→ Given information
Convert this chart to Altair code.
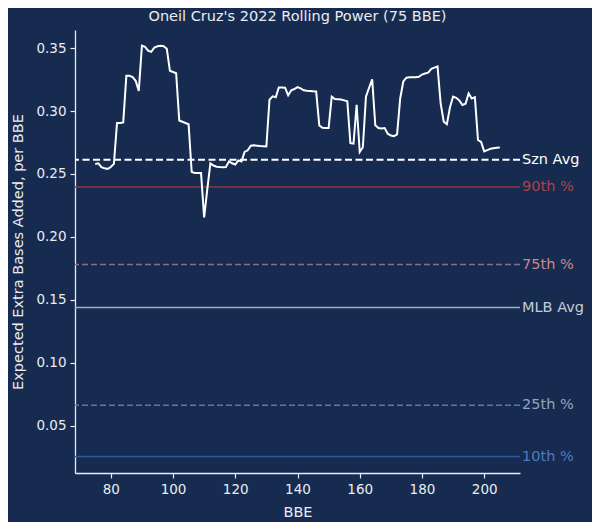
import altair as alt
import pandas as pd

bbe = list(range(75, 206))
xeba = [
    0.2580, 0.2585, 0.2555, 0.2545, 0.2540, 0.2555, 0.2580, 0.2905, 0.2905, 0.2910,  # 75-84
    0.3280, 0.3280, 0.3270, 0.3240, 0.3160, 0.3520, 0.3510, 0.3480, 0.3470, 0.3505,  # 85-94
    0.3515, 0.3518, 0.3515, 0.3495, 0.3320, 0.3310, 0.3300, 0.2925, 0.2915, 0.2905,  # 95-104
    0.2895, 0.2515, 0.2508, 0.2508, 0.2508, 0.2155, 0.2375, 0.2585, 0.2567, 0.2558,  # 105-114
    0.2555, 0.2553, 0.2555, 0.2600, 0.2585, 0.2575, 0.2608, 0.2600, 0.2675, 0.2688,  # 115-124
    0.2725, 0.2728, 0.2725, 0.2722, 0.2720, 0.2718, 0.3090, 0.3117, 0.3110, 0.3188,  # 125-134
    0.3188, 0.3186, 0.3125, 0.3165, 0.3175, 0.3190, 0.3180, 0.3165, 0.3162, 0.3160,  # 135-144
    0.3157, 0.3155, 0.2885, 0.2868, 0.2866, 0.2866, 0.3115, 0.3095, 0.3093, 0.3091,  # 145-154
    0.3085, 0.3078, 0.2745, 0.2742, 0.3050, 0.2675, 0.2712, 0.3115, 0.3185, 0.3252,  # 155-164
    0.2887, 0.2865, 0.2862, 0.2865, 0.2820, 0.2805, 0.2800, 0.2815, 0.3100, 0.3235,  # 165-174
    0.3265, 0.3268, 0.3268, 0.3268, 0.3272, 0.3290, 0.3298, 0.3305, 0.3335, 0.3345,  # 175-184
    0.3355, 0.3060, 0.2915, 0.2895, 0.3030, 0.3115, 0.3105, 0.3085, 0.3048, 0.3058,  # 185-194
    0.3140, 0.3100, 0.3110, 0.2770, 0.2755, 0.2680, 0.2690, 0.2700, 0.2705, 0.2708,  # 195-204
    0.2710,  # 205
]

ref_names = ["Szn Avg", "90th %", "75th %", "MLB Avg", "25th %", "10th %"]
ref_values = [0.2613, 0.2397, 0.1780, 0.1439, 0.0662, 0.0255]
ref_line_colors = ["#FFFFFF", "#8E3447", "#8E6C86", "#A3AEC2", "#627899", "#2C5A9E"]
ref_text_colors = ["#FFFFFF", "#B0404A", "#C98A8E", "#C3CBD8", "#95A4BE", "#4D7BC2"]
ref_dashed = [True, False, True, False, True, False]
ref_widths = [2, 1.5, 1.5, 1.5, 1.5, 1.5]

W, H = 445, 443
BG = "#162B4F"
FG = "#E9ECF2"
FONT = "DejaVu Sans"

line_df = pd.DataFrame({"BBE": bbe, "xEBA": xeba})

xscale = alt.Scale(domain=[68.5, 211.5], nice=False, zero=False)
yscale = alt.Scale(domain=[0.0124, 0.3644], nice=False, zero=False)

layers = []
for name, val, lc, tc, dashed, w in zip(ref_names, ref_values, ref_line_colors,
                                         ref_text_colors, ref_dashed, ref_widths):
    d = pd.DataFrame({"name": [name], "v": [val]})
    kw = {}
    if dashed:
        kw["strokeDash"] = [7, 3.5] if w >= 2 else [6, 3]
    rule = alt.Chart(d).mark_rule(color=lc, strokeWidth=w, **kw).encode(
        y=alt.Y("v:Q", scale=yscale)
    )
    txt = alt.Chart(d).mark_text(
        align="left", baseline="middle", color=tc, font=FONT, fontSize=14.5
    ).encode(
        x=alt.value(W + 2),
        y=alt.Y("v:Q", scale=yscale),
        text="name:N",
    )
    layers += [rule, txt]

main = alt.Chart(line_df).mark_line(color="#FFFFFF", strokeWidth=2).encode(
    x=alt.X("BBE:Q", scale=xscale,
            axis=alt.Axis(title="BBE", values=[80, 100, 120, 140, 160, 180, 200],
                          format="d")),
    y=alt.Y("xEBA:Q", scale=yscale,
            axis=alt.Axis(title="Expected Extra Bases Added, per BBE",
                          values=[0.05, 0.10, 0.15, 0.20, 0.25, 0.30, 0.35],
                          format=".2f")),
)

chart = alt.layer(*layers, main).properties(
    width=W,
    height=H,
    background=BG,
    padding={"left": 67, "top": 22, "right": 72, "bottom": 49},
    autosize=alt.AutoSizeParams(type="none"),
    title=alt.Title("Oneil Cruz's 2022 Rolling Power (75 BBE)", color=FG,
                    font=FONT, fontSize=14.5, fontWeight="normal", offset=6),
).configure_view(stroke=None).configure_axis(
    grid=False,
    domainColor=FG,
    domainWidth=1.3,
    tickColor=FG,
    tickSize=5,
    tickWidth=1.2,
    labelColor=FG,
    labelFont=FONT,
    labelFontSize=13.5,
    labelPadding=4,
    titleColor=FG,
    titleFont=FONT,
    titleFontSize=14.5,
    titleFontWeight="normal",
).configure_axisY(titlePadding=10).configure_axisX(titlePadding=10)

chart.save("out.html", embed_options={"renderer": "svg", "actions": False})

→ What you should do
Reproduce the data above word for word from its first line through the line that holds "import pandas as pd", both ends included; skip pictures.

→ Solution below
Convert this chart to Altair code.
import altair as alt
import pandas as pd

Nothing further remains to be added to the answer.